Hindsight also requires us to consider the effect of the financial crisis that started in 2008 on the value of the college’s endowment.  Though the endowment value performed relatively well compared to some benchmarks, as was the case with other colleges it suffered a severe decline.  That decline reduces the amount of the sustainable draw, and exacerbates the need to increase the overall value of the endowment with the proceeds of sale.
What is my advice to other colleges or universities?
·        First, and at all times, focus on the primary mission of the institution, and make decisions with that in mind.
·        When it comes to the management of college assets of any kind, be very clear about ownership and control.  It is better to clarify that at the outset than have to try and explain it later on.

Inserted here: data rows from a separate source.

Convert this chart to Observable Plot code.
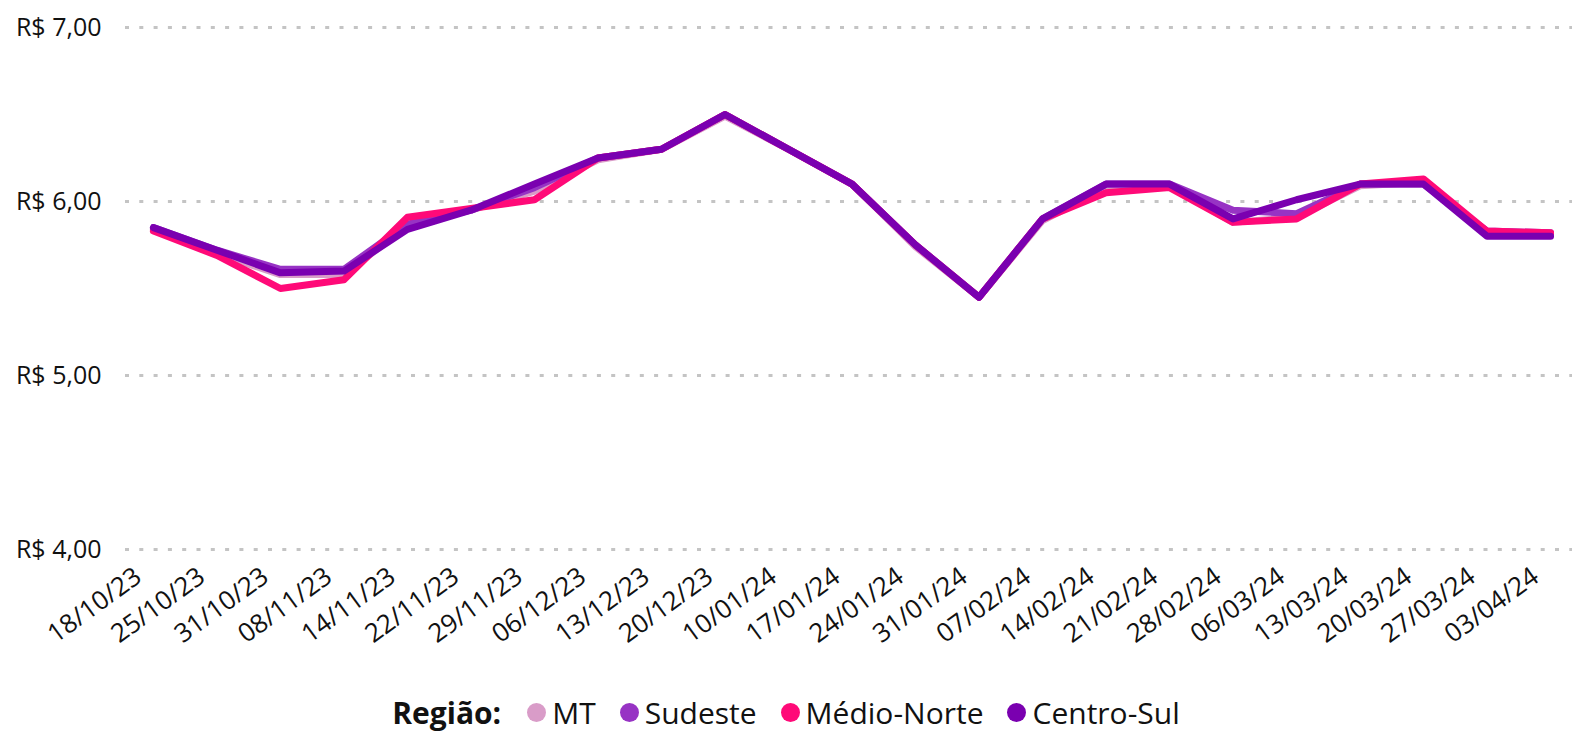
<!DOCTYPE html>
<html>
<head>
<meta charset="utf-8">
<script src="https://cdn.jsdelivr.net/npm/d3@7"></script>
<script src="https://cdn.jsdelivr.net/npm/@observablehq/plot@0.6"></script>
<style>
  html, body { margin: 0; padding: 0; background: #fff; }
  body { width: 1572px; height: 731px; overflow: hidden; font-family: "Open Sans", sans-serif; }
  #legend { display: flex; justify-content: center; align-items: center; height: 37px; font-size: 30px; color: #111; white-space: nowrap; }
  #legend .title { font-weight: 700; margin-right: 26px; }
  #legend .item { display: flex; align-items: center; margin-right: 24px; }
  #legend .item:last-child { margin-right: 0; }
  #legend .sw { width: 19px; height: 19px; border-radius: 50%; display: inline-block; margin-right: 6px; }
</style>
</head>
<body>
<div id="chart"></div>
<div id="legend"></div>
<script>
const dates = ["18/10/23","25/10/23","31/10/23","08/11/23","14/11/23","22/11/23","29/11/23","06/12/23","13/12/23","20/12/23","10/01/24","17/01/24","24/01/24","31/01/24","07/02/24","14/02/24","21/02/24","28/02/24","06/03/24","13/03/24","20/03/24","27/03/24","03/04/24"];
const regions = ["MT","Sudeste","Médio-Norte","Centro-Sul"];
const colors = ["#D99CC8","#9733C4","#FF0A78","#7A00B0"];
const mt =         [5.84,5.70,5.58,5.58,5.86,5.95,6.06,6.24,6.30,6.49,6.30,6.10,5.74,5.45,5.89,6.08,6.09,5.88,5.91,6.09,6.11,5.82,5.81];
const sudeste =    [5.85,5.72,5.61,5.61,5.87,5.95,6.08,6.25,6.30,6.50,6.30,6.10,5.75,5.45,5.90,6.10,6.10,5.95,5.93,6.10,6.10,5.83,5.82];
const medioNorte = [5.83,5.69,5.50,5.55,5.91,5.96,6.01,6.25,6.30,6.50,6.30,6.10,5.75,5.45,5.90,6.05,6.08,5.88,5.90,6.10,6.13,5.83,5.82];
const centroSul =  [5.85,5.72,5.59,5.60,5.84,5.95,6.10,6.25,6.30,6.50,6.30,6.10,5.75,5.45,5.90,6.10,6.10,5.90,6.01,6.10,6.10,5.80,5.80];
const yTicks = [4,5,6,7];

const seriesValues = [mt, sudeste, medioNorte, centroSul];
const data = [];
regions.forEach((r, k) => seriesValues[k].forEach((v, i) => data.push({date: dates[i], value: v, region: r})));

const fmt = d => "R$ " + d.toFixed(2).replace(".", ",");

const chart = Plot.plot({
  width: 1572,
  height: 694,
  marginLeft: 125,
  marginRight: -6,
  marginTop: 27,
  marginBottom: 145,
  style: {fontFamily: "Open Sans, sans-serif", fontSize: "24px", color: "#111", background: "#fff"},
  x: {type: "point", domain: dates, padding: 0.44, round: false, label: null},
  y: {domain: [4, 7], label: null},
  color: {domain: regions, range: colors},
  marks: [
    Plot.ruleY(yTicks, {stroke: "#c4c4c4", strokeWidth: 3, strokeDasharray: "4,10.3"}),
    Plot.axisY(yTicks, {tickSize: 0, tickPadding: 24, tickFormat: fmt, fontSize: 25, label: null}),
    Plot.axisX(dates, {tickSize: 0, tickPadding: 24, tickRotate: -36, fontSize: 26, dx: -15, label: null}),
    Plot.line(data, {x: "date", y: "value", z: "region", stroke: "region", strokeWidth: 7, strokeLinecap: "round", strokeLinejoin: "round"})
  ]
});
document.getElementById("chart").appendChild(chart);

const legend = document.getElementById("legend");
const t = document.createElement("span");
t.className = "title";
t.textContent = "Região:";
legend.appendChild(t);
regions.forEach((r, i) => {
  const it = document.createElement("span");
  it.className = "item";
  const sw = document.createElement("span");
  sw.className = "sw";
  sw.style.background = colors[i];
  const lb = document.createElement("span");
  lb.textContent = r;
  it.appendChild(sw);
  it.appendChild(lb);
  legend.appendChild(it);
});
</script>
</body>
</html>
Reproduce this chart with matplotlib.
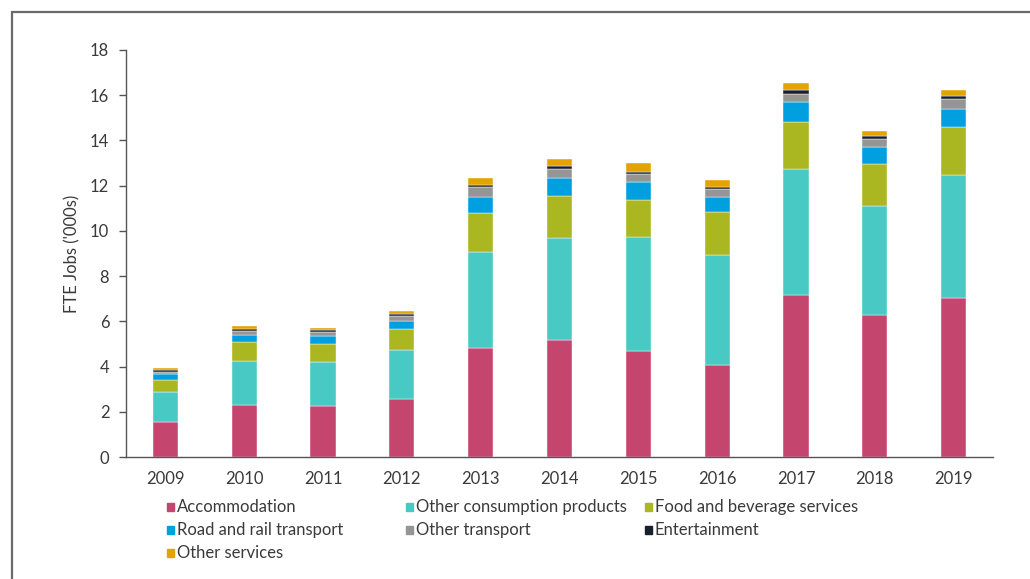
import matplotlib
matplotlib.use("Agg")
import matplotlib.pyplot as plt
from matplotlib.patches import Rectangle
import numpy as np

plt.rcParams['font.family'] = ['Lato', 'DejaVu Sans']

# values (FTE jobs, '000s)
years = ['2009', '2010', '2011', '2012', '2013', '2014', '2015', '2016', '2017', '2018', '2019']
accommodation = [1.55, 2.28, 2.24, 2.55, 4.83, 5.17, 4.69, 4.07, 7.16, 6.28, 7.05]
other_consumption = [1.34, 1.98, 1.98, 2.20, 4.25, 4.50, 5.05, 4.85, 5.56, 4.84, 5.42]
food_beverage = [0.52, 0.81, 0.78, 0.90, 1.73, 1.87, 1.63, 1.92, 2.11, 1.84, 2.11]
road_rail = [0.26, 0.33, 0.35, 0.38, 0.70, 0.79, 0.81, 0.67, 0.86, 0.74, 0.81]
other_transport = [0.10, 0.17, 0.18, 0.21, 0.42, 0.39, 0.32, 0.34, 0.36, 0.36, 0.43]
entertainment = [0.08, 0.09, 0.09, 0.08, 0.10, 0.13, 0.10, 0.11, 0.18, 0.14, 0.15]
other_services = [0.09, 0.13, 0.10, 0.14, 0.30, 0.33, 0.39, 0.29, 0.30, 0.23, 0.26]

series = [
    ("Accommodation", accommodation, "#C4456E"),
    ("Other consumption products", other_consumption, "#48C9C3"),
    ("Food and beverage services", food_beverage, "#AAB720"),
    ("Road and rail transport", road_rail, "#00A0E0"),
    ("Other transport", other_transport, "#959595"),
    ("Entertainment", entertainment, "#17202B"),
    ("Other services", other_services, "#E3A300"),
]

text_col = "#3a3a3a"
fs = 12

fig = plt.figure(figsize=(10.30, 5.79), dpi=100)
ax = fig.add_axes([126 / 1030, 1 - 457 / 579, (993 - 126) / 1030, (457 - 50) / 579])

x = np.arange(len(years))
bottom = np.zeros(len(years))
for name, vals, col in series:
    ax.bar(x, vals, width=0.32, bottom=bottom, color=col, label=name,
           edgecolor="white", linewidth=0.3)
    bottom += np.array(vals)

ax.set_xlim(-0.5, len(years) - 0.5)
ax.set_ylim(0, 18)
ax.set_yticks(range(0, 19, 2))
ax.set_xticks(x)
ax.set_xticklabels(years)
ax.tick_params(axis='x', length=0, pad=10, labelsize=fs, labelcolor=text_col)
ax.tick_params(axis='y', length=5, width=1, color="#555555", pad=7,
               labelsize=fs, labelcolor=text_col)
for s in ['top', 'right']:
    ax.spines[s].set_visible(False)
for s in ['left', 'bottom']:
    ax.spines[s].set_color("#555555")
    ax.spines[s].set_linewidth(1)
ax.set_ylabel("FTE Jobs ('000s)", fontsize=fs, color=text_col, labelpad=7)

# legend laid out in fixed-width columns like the original
for i, (name, vals, col) in enumerate(series):
    r, c = divmod(i, 3)
    lx = (167 + c * 239) / 1030
    ly = 1 - (507 + r * 23) / 579
    fig.add_artist(Rectangle((lx, ly - 4 / 579), 7 / 1030, 8 / 579,
                             transform=fig.transFigure, color=col))
    fig.text(lx + 10 / 1030, ly, name, fontsize=fs, color=text_col, va='center')

# frame around the figure (cut off right and bottom)
fig.add_artist(Rectangle((12 / 1030, -0.05), 1.1, 1 - 12 / 579 + 0.05,
                         transform=fig.transFigure, fill=False,
                         edgecolor="#6a6a6a", linewidth=1.6, clip_on=False))

fig.savefig("out.png", dpi=100)
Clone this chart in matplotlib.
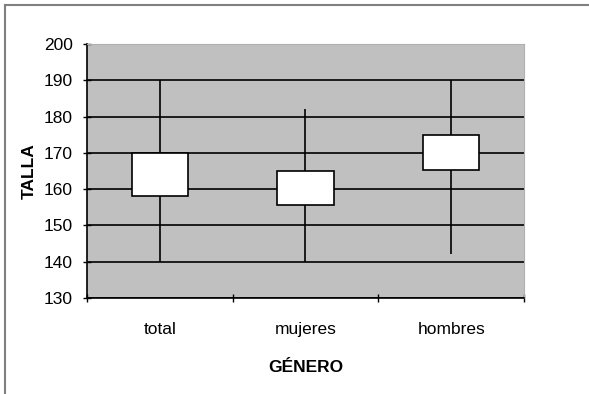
import matplotlib
matplotlib.use("Agg")
import matplotlib.pyplot as plt
from matplotlib.lines import Line2D
import numpy as np

plt.rcParams["font.family"] = ["Liberation Sans", "DejaVu Sans"]

# ── data ──────────────────────────────────────────────────────────────────────

categories   = ["total", "mujeres", "hombres"]
whisker_low  = [140, 140, 142]
box_low      = [158, 155.5, 165.3]
box_high     = [170, 165, 175]
whisker_high = [190, 182, 190]

# ── figure ────────────────────────────────────────────────────────────────────

fig = plt.figure(figsize=(5.89, 3.94), dpi=100)
ax = fig.add_axes([0.1477, 0.2437, 0.7419, 0.6447])

ax.set_facecolor("#c0c0c0")
x = np.arange(len(categories)) + 0.5

# whiskers behind the boxes
ax.vlines(x, whisker_low, whisker_high, color="black", linewidth=1.2, zorder=2)

heights = np.array(box_high) - np.array(box_low)
ax.bar(x, heights, bottom=box_low, width=0.385,
       color="white", edgecolor="black", linewidth=1.2, zorder=3)

ax.set_xlim(0, 3)
ax.set_ylim(130, 200)
ax.set_yticks(np.arange(130, 201, 10))
ax.yaxis.grid(True, color="black", linewidth=1.2, zorder=1)
ax.set_axisbelow(True)

# category boundaries as major ticks, names on minor ticks
ax.set_xticks([0, 1, 2, 3])
ax.set_xticklabels([])
ax.set_xticks(x, minor=True)
ax.set_xticklabels(categories, minor=True, fontsize=12.5)
ax.tick_params(axis="x", which="minor", length=0, pad=17)
ax.tick_params(axis="both", which="major", direction="inout",
               length=6, width=1, pad=7, labelsize=12.5)

for side in ["top", "right"]:
    ax.spines[side].set_color("#b0b0b0")
    ax.spines[side].set_linewidth(0.8)
for side in ["left", "bottom"]:
    ax.spines[side].set_linewidth(1.2)

ax.set_xlabel("GÉNERO", fontsize=12.5, fontweight="bold", labelpad=17)
ax.set_ylabel("TALLA", fontsize=12.5, fontweight="bold", labelpad=5)

# outer frame (top and left edges)
fig.add_artist(Line2D([5 / 589, 1], [1 - 5 / 394, 1 - 5 / 394],
                      color="#808080", linewidth=1.5, transform=fig.transFigure))
fig.add_artist(Line2D([5 / 589, 5 / 589], [0, 1 - 5 / 394],
                      color="#808080", linewidth=1.5, transform=fig.transFigure))

fig.savefig("out.png", dpi=100)
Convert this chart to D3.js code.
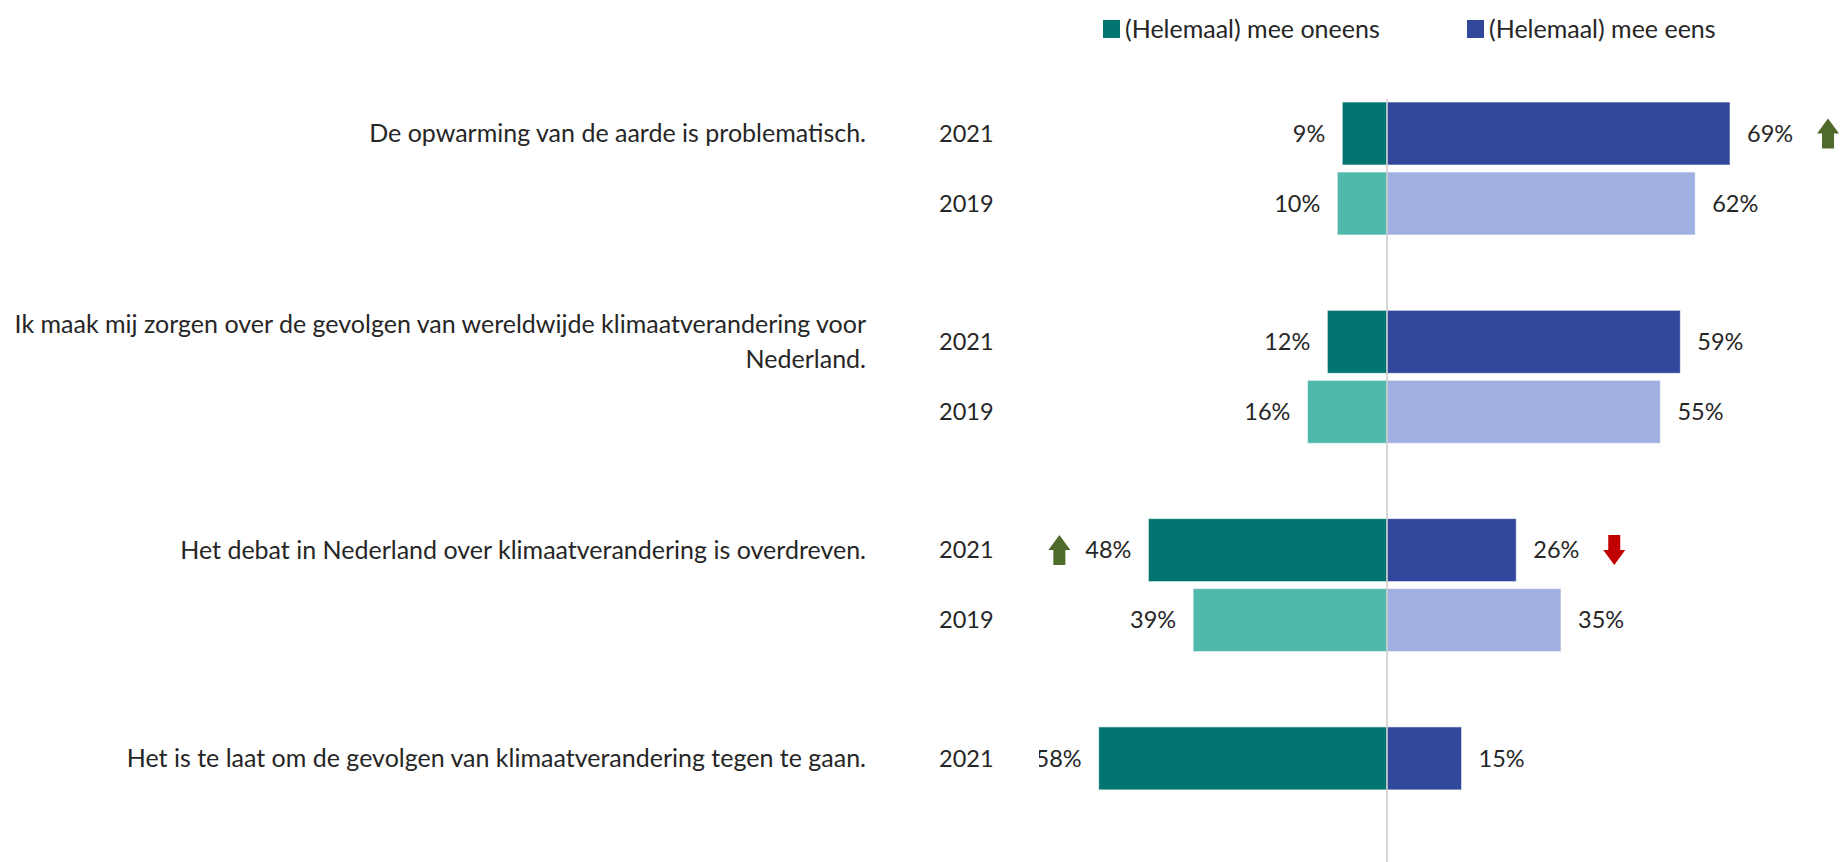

·        Before accepting proposals that, even if attractive in other respects, could result in actual or perceived restrictions on the college’s freedom to act and to manage its assets, ask all the necessary questions.
·        Do not let others try to set your agenda, but if a decision is made to establish a program or subsidiary institution that will restrict the use of assets, then make sure the issues are understood by the governing body, the administration and, to the extent they are involved, the faculty.
·        Educational institutions of all sizes, both public and private, are under increasing financial pressure.  Over the next several years they may have to examine more closely than before which assets are really essential to their mission and which are secondary.  Tough choices may have to be made and not all constituencies can be accommodated, so good preparation will be important.